Unveiling the truth inside gas pipelines
The advanced pipeline camera system, LineVu offers real-time video insights into gas flows, revealing that traditional methods often fall short. These cameras are mounted on gas pipelines using standard tapping points, and they stream live images that allow operators to see exactly what is happening inside the high-pressure pipe. By identifying mist or stratified flows of liquids that are otherwise undetectable, these systems provide a clearer understanding of gas conditions than the hydrocarbon dewpoint ever could.
15 years ago, a project led by a major transmission system operator sought to understand why liquid contamination was entering the gas network without triggering alarms with any gas analysis system. This ultimately led to the development of LineVu, which uses image processing and machine learning to monitor and trip alarms when liquid carryover is detected.

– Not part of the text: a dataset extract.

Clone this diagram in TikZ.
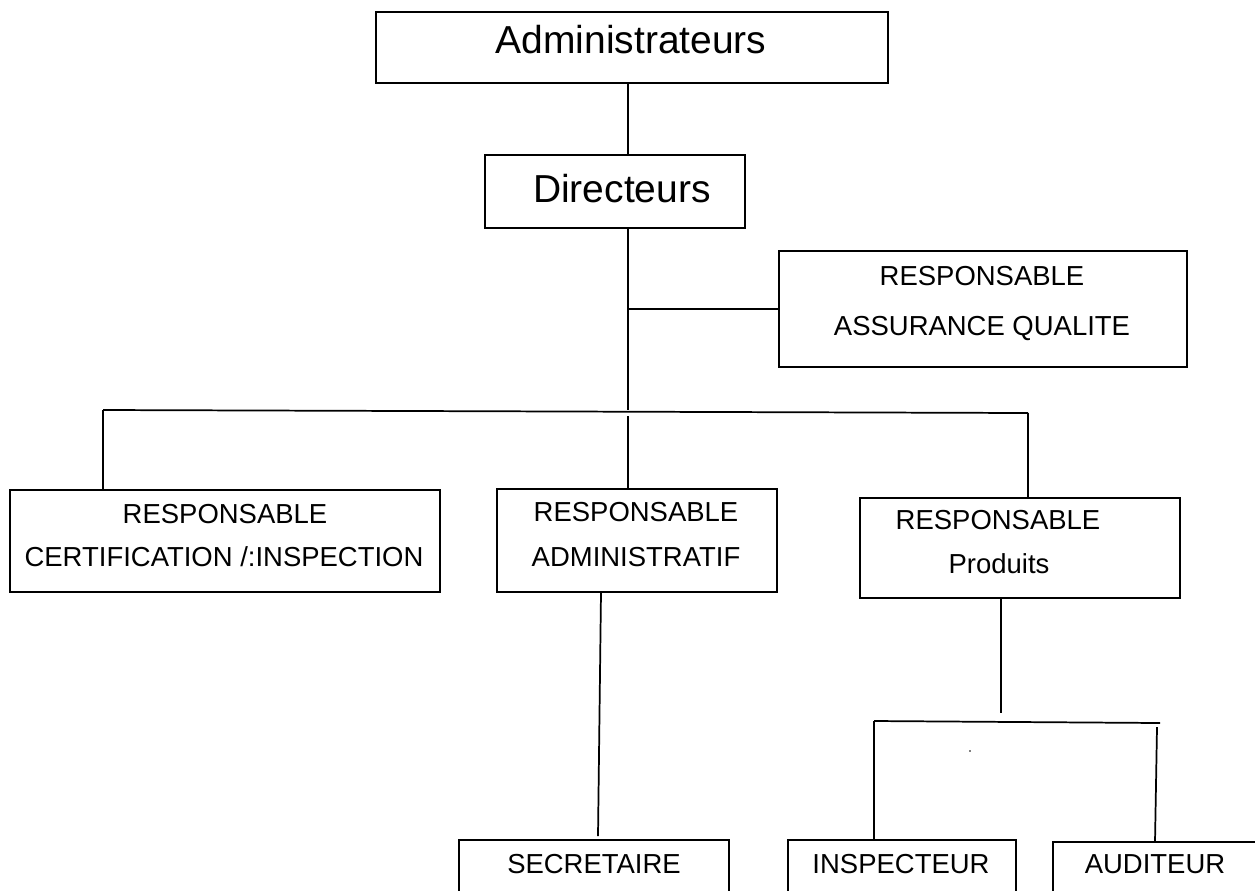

The technology has proven itself at custody transfer points, revealing a reality that hydrocarbon dewpoint calculations often miss substantial liquid quantities in pipelines that should theoretically be carrying dry gas.
The financial impact of liquid carryover
The cost of liquid carryover in gas pipelines is significant for all stakeholders, from gas suppliers to end-users like power stations. Liquids such as natural gas liquids (NGLs), compressor oil, or glycol, when undetected, can wreak havoc on systems, increase maintenance costs, and lead to substantial financial losses. For example, power stations dependent on natural gas turbines suffer when liquid carryover blocks fuel nozzles, causing imbalances in fuel burn and operational failures.
The losses compound further when considering the sheer volume of liquids escaping detection. Just 0.1% of liquid volume fraction in a 100 million f3/d gas stream could translate to over 10 000 gal./d of NGLs lost equating to millions of dollars in revenue losses annually. This is particularly problematic when conventional hydrocarbon dewpoint readings suggest the gas is dry, yet substantial mist or liquid flow is visibly present within the pipeline.
Hydrocarbon dewpoint’s inaccuracy in real-world conditions
Recent work has highlighted the inconsistency of hydrocarbon dew point calculations. This wide discrepancy demonstrates that the hydrocarbon dew point alone is not a reliable indicator presence of liquid in gas. Moreover, gas sampling techniques outlined in API 14.1 and ISO 10715 specifically exclude two phase flow, which further complicates accurate gas quality assessments for its dewpoint and calorific value (Btu).
Adding to this complexity is the fact that even small amounts of heavy hydrocarbons can create major operational challenges. It was shown by Embry and May that as little as three parts per billion (PPB) of heavy hydrocarbons can create excessive pressure drop across an LNG heat exchanger within 30 days, leading to expensive operational downtime.